Items listed in a dataset:
━━━━
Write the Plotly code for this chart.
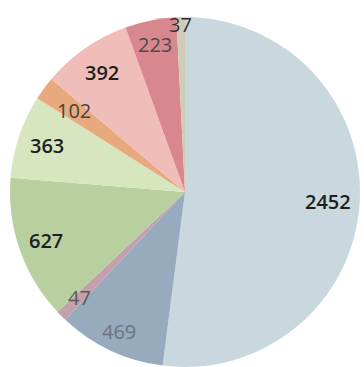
import math
import plotly.graph_objects as go

values = [2452, 469, 47, 627, 363, 102, 392, 223, 37]
labels = ["A", "B", "C", "D", "E", "F", "G", "H", "I"]
colors = ["#c9d8df", "#98aabd", "#c4a0aa", "#b8cf9f", "#d8e6c0",
          "#e9a97f", "#f0bdb9", "#d9878f", "#cfcdb8"]
text_colors = ["#1e1e1e", "#6b7382", "#5a5a5a", "#1e1e1e", "#1e1e1e",
               "#444444", "#1e1e1e", "#4a4a4a", "#333333"]
text_weights = [600, 400, 400, 600, 600, 400, 600, 400, 400]
label_r = [0.82, 0.88, 0.85, 0.84, 0.83, 0.79, 0.83, 0.86, 0.96]

W, H = 364, 367
cx, cy, R = 185, 192, 175

fig = go.Figure(go.Pie(
    values=values, labels=labels, sort=False, direction="clockwise",
    rotation=0, marker=dict(colors=colors, line=dict(width=0)),
    textinfo="none", hoverinfo="label+value", showlegend=False,
    domain=dict(x=[(cx - R) / W, (cx + R) / W], y=[0, 2 * R / H]),
))

total = sum(values)
cum = 0
annotations = []
for v, tc, tw, rf in zip(values, text_colors, text_weights, label_r):
    mid = (cum + v / 2) / total * 2 * math.pi
    cum += v
    px = cx + rf * R * math.sin(mid)
    py = cy - rf * R * math.cos(mid)
    annotations.append(dict(
        x=px / W, y=1 - py / H, xref="paper", yref="paper",
        text=str(v), showarrow=False,
        font=dict(family="Open Sans", size=20, color=tc, weight=tw),
        xanchor="center", yanchor="middle"))

fig.update_layout(
    width=W, height=H, margin=dict(l=0, r=0, t=0, b=0),
    paper_bgcolor="white", plot_bgcolor="white",
    annotations=annotations,
)
fig.write_html("out.html")
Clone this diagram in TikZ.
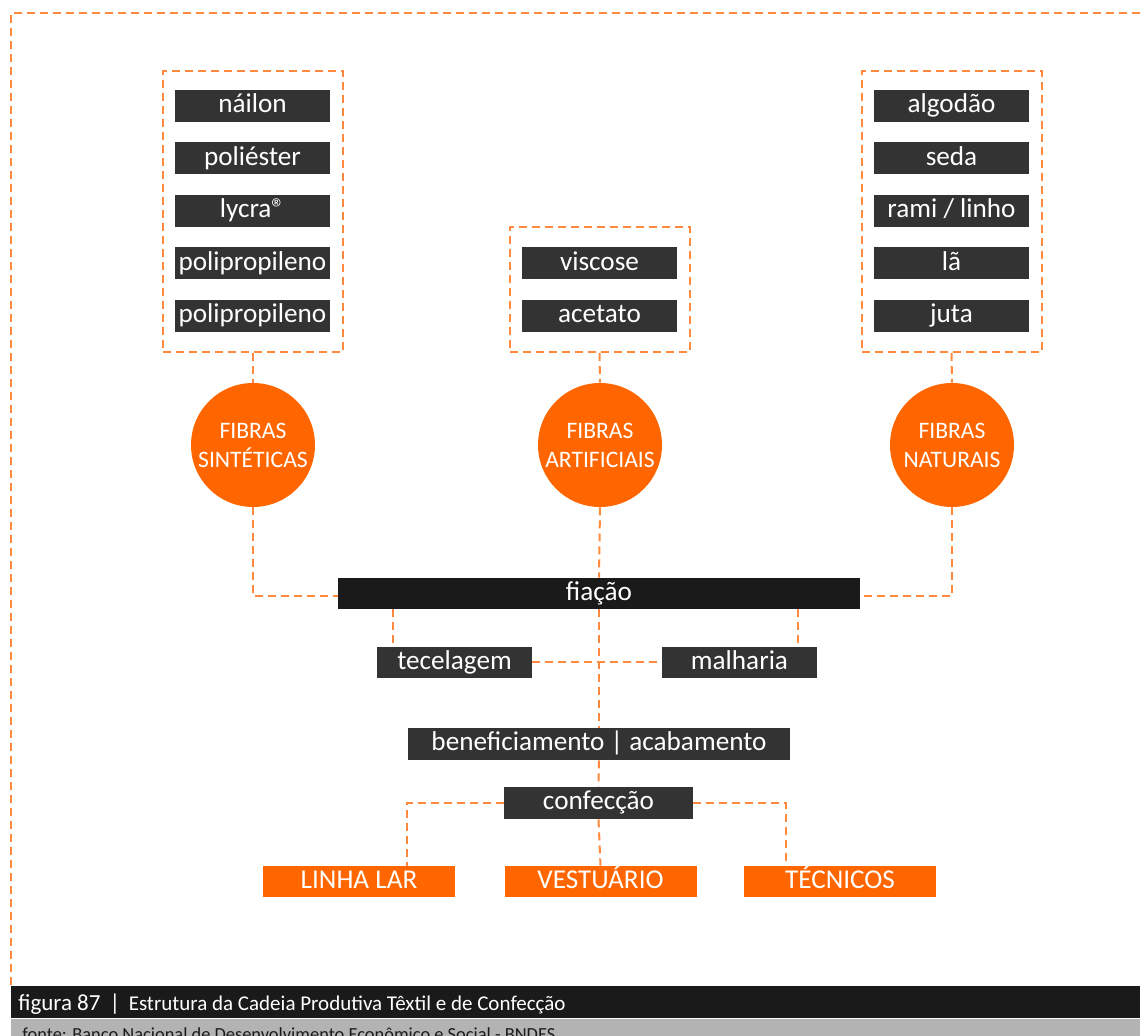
\documentclass[tikz,border=0pt]{standalone}
\usepackage{fontspec}
\setmainfont{Carlito}
\usetikzlibrary{positioning}
\definecolor{laranja}{HTML}{FF6600}
\definecolor{tracejado}{HTML}{FF8A3D}
\definecolor{cinzaescuro}{HTML}{333333}
\definecolor{quasepreto}{HTML}{1A1A1A}
\definecolor{cinzaclaro}{HTML}{B3B3B3}
\tikzset{
  ligacao/.style={draw=tracejado, line width=1pt, dash pattern=on 4pt off 2.5pt},
  grupo/.style={ligacao, rectangle, minimum width=90pt, inner sep=0pt},
  materia/.style={rectangle, fill=cinzaescuro, text=white, minimum width=77.5pt, minimum height=16pt, inner sep=0pt, text height=0.78em, text depth=0.12em, font=\fontsize{13.6}{15}\selectfont},
  fibra/.style={circle, fill=laranja, text=white, minimum size=62pt, inner sep=0pt, align=center, font=\fontsize{11.8}{14.5}\selectfont},
  produto/.style={materia, fill=laranja, minimum width=96pt, minimum height=15.5pt},
}

\begin{document}
\begin{tikzpicture}[x=0.5pt, y=-0.5pt]
        \useasboundingbox (0,0) rectangle (1140,1036);
        % moldura
        \draw[ligacao] (11,985) -- (11,13) -- (1150,13);
        % grupos de materias-primas
        \node[grupo, minimum height=140.5pt] (gS) at (253,211.5) {};
        \node[grupo, minimum height=62.5pt] (gA) at (599.5,289.5) {};
        \node[grupo, minimum height=140.5pt] (gN) at (951.5,211.5) {};
        \node[materia] (s1) at (252.5,106) {náilon};
        \node[materia] (s2) at (252.5,158.5) {poliéster};
        \node[materia] (s3) at (252.5,211) {lycra®};
        \node[materia] (s4) at (252.5,263.5) {polipropileno};
        \node[materia] (s5) at (252.5,316) {polipropileno};
        \node[materia] (a1) at (599.5,263.5) {viscose};
        \node[materia] (a2) at (599.5,316) {acetato};
        \node[materia] (n1) at (951.5,106) {algodão};
        \node[materia] (n2) at (951.5,158.5) {seda};
        \node[materia] (n3) at (951.5,211) {rami / linho};
        \node[materia] (n4) at (951.5,263.5) {lã};
        \node[materia] (n5) at (951.5,316) {juta};
        % fibras
        \node[fibra] (cS) at (253,445) {FIBRAS\\SINTÉTICAS};
        \node[fibra] (cA) at (600,445) {FIBRAS\\ARTIFICIAIS};
        \node[fibra] (cN) at (952,445) {FIBRAS\\NATURAIS};
        % etapas
        \node[materia, fill=quasepreto, minimum width=261pt, minimum height=15.5pt] (fia) at (599,593.5) {fiação};
        \node[materia, minimum height=15.5pt] (tec) at (454.5,662.5) {tecelagem};
        \node[materia, minimum height=15.5pt] (mal) at (739.5,662.5) {malharia};
        \node[materia, minimum width=191pt] (ben) at (599,744) {beneficiamento | acabamento};
        \node[materia, minimum width=94.5pt] (con) at (598.5,803) {confecção};
        % produtos
        \node[produto] (lar) at (359,881.5) {LINHA LAR};
        \node[produto] (ves) at (600.5,881.5) {VESTUÁRIO};
        \node[produto] (tcn) at (840,881.5) {TÉCNICOS};
        \coordinate (t1) at ([xshift=8pt]tec.north west);
        \coordinate (m1) at ([xshift=-9.5pt]mal.north east);
        \coordinate (p1) at ([xshift=24pt]lar.north);
        \coordinate (p3) at ([xshift=-27pt]tcn.north);
        % ligacoes
        \draw[ligacao] (gS.south) -- (cS.north);
        \draw[ligacao] (gA.south) -- (cA.north);
        \draw[ligacao] (gN.south) -- (cN.north);
        \draw[ligacao] (cS.south) |- ([yshift=-1.5pt]fia.west);
        \draw[ligacao] (cA.south) -- (fia.north);
        \draw[ligacao] (cN.south) |- ([yshift=-1.5pt]fia.east);
        \draw[ligacao] (t1 |- fia.south) -- (t1);
        \draw[ligacao] (m1 |- fia.south) -- (m1);
        \draw[ligacao] (tec.east) -- (mal.west);
        \draw[ligacao] (fia.south) -- (ben.north);
        \draw[ligacao] (ben.south) -- (con.north);
        \draw[ligacao] (con.west) -| (p1);
        \draw[ligacao] (con.south) -- (ves.north);
        \draw[ligacao] (con.east) -| (p3);
        % legenda
        \fill[quasepreto] (11,986) rectangle (1150,1018);
        \fill[cinzaclaro] (11,1019) rectangle (1150,1040);
        \node[anchor=base west, text=white, inner sep=0pt, font=\fontsize{10.5}{12}\selectfont] (leg) at (18,1010) {{\fontsize{11.5}{12}\selectfont figura 87 \,|\,} Estrutura da Cadeia Produtiva Têxtil e de Confecção};
        \node[anchor=base west, text=quasepreto, inner sep=0pt, font=\fontsize{9.2}{11}\selectfont] (fonte) at (22,1040) {fonte: Banco Nacional de Desenvolvimento Econômico e Social - BNDES};
    \end{tikzpicture}
\end{document}
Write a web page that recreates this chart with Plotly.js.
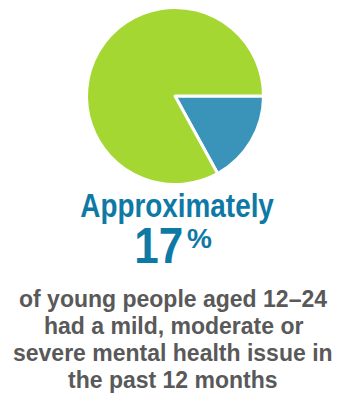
<!DOCTYPE html>
<html>
<head>
<meta charset="utf-8">
<script src="https://cdn.plot.ly/plotly-3.0.1.min.js"></script>
<style>html,body{margin:0;padding:0;background:#fff;}#chart{width:337px;height:408px;}</style>
</head>
<body>
<div id="chart"></div>
<script>
const categories = ["Had a mental health issue", "Did not"];
const shares = [17, 83];
const sliceColors = ["#3a94ba", "#a5d733"];
const headline = "Approximately";
const statText = "17";
const statUnit = "%";
const captionLines = [
  "of young people aged 12–24",
  "had a mild, moderate or",
  "severe mental health issue in",
  "the past 12 months"
];

const W = 337, H = 408;
const py = v => 1 - v / H;
const R = 88.5, CX = 175, CY = 96;

const trace = {
  type: "pie",
  labels: categories,
  values: shares,
  marker: { colors: sliceColors, line: { color: "#ffffff", width: 3 } },
  sort: false,
  direction: "clockwise",
  rotation: 90,
  textinfo: "none",
  hoverinfo: "label+percent",
  domain: { x: [(CX - R) / W, (CX + R) / W], y: [py(CY + R), py(CY - R)] }
};

const sans = "'Liberation Sans', Arial, sans-serif";
const annotations = [
  { text: "<b>" + headline + "</b>", x: 177 / W, y: py(205), xref: "paper", yref: "paper",
    xanchor: "center", yanchor: "middle", showarrow: false,
    font: { family: sans, size: 34, color: "#0f79a5" } },
  { text: "<b>" + statText + "</b>", x: 158.5 / W, y: py(246), xref: "paper", yref: "paper",
    xanchor: "center", yanchor: "middle", showarrow: false,
    font: { family: sans, size: 50, color: "#0f79a5" } },
  { text: "<b>" + statUnit + "</b>", x: 199 / W, y: py(238), xref: "paper", yref: "paper",
    xanchor: "center", yanchor: "middle", showarrow: false,
    font: { family: sans, size: 28, color: "#0f79a5" } }
];
const lineYs = [299, 326, 353, 380];
captionLines.forEach((t, i) => {
  annotations.push({ text: "<b>" + t + "</b>", x: 173 / W, y: py(lineYs[i]), xref: "paper", yref: "paper",
    xanchor: "center", yanchor: "middle", showarrow: false,
    font: { family: sans, size: 23, color: "#595959" } });
});

const layout = {
  width: W, height: H,
  margin: { l: 0, r: 0, t: 0, b: 0 },
  paper_bgcolor: "#ffffff",
  showlegend: false,
  annotations: annotations
};
// horizontal condensing to mimic the narrow headline typeface
const condense = { 0: 0.82, 1: 0.88 };
Plotly.newPlot("chart", [trace], layout, { displayModeBar: false, staticPlot: true }).then(gd => {
  gd.querySelectorAll(".annotation").forEach(g => {
    const idx = g.getAttribute("data-index");
    if (condense[idx] === undefined) return;
    const t = g.querySelector("text");
    if (!t) return;
    const bb = t.getBBox();
    const cx = bb.x + bb.width / 2;
    t.setAttribute("transform", `translate(${cx},0) scale(${condense[idx]},1) translate(${-cx},0)`);
  });
});
</script>
</body>
</html>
━━━━
Skip the pictures, please, and transcribe only the lines from the beginning of the material through the one that contains "cx, cy, R = 185, 192, 175".

▸ **Response to this task**:
Write the Plotly code for this chart.
import math
import plotly.graph_objects as go

values = [2452, 469, 47, 627, 363, 102, 392, 223, 37]
labels = ["A", "B", "C", "D", "E", "F", "G", "H", "I"]
colors = ["#c9d8df", "#98aabd", "#c4a0aa", "#b8cf9f", "#d8e6c0",
          "#e9a97f", "#f0bdb9", "#d9878f", "#cfcdb8"]
text_colors = ["#1e1e1e", "#6b7382", "#5a5a5a", "#1e1e1e", "#1e1e1e",
               "#444444", "#1e1e1e", "#4a4a4a", "#333333"]
text_weights = [600, 400, 400, 600, 600, 400, 600, 400, 400]
label_r = [0.82, 0.88, 0.85, 0.84, 0.83, 0.79, 0.83, 0.86, 0.96]

W, H = 364, 367
cx, cy, R = 185, 192, 175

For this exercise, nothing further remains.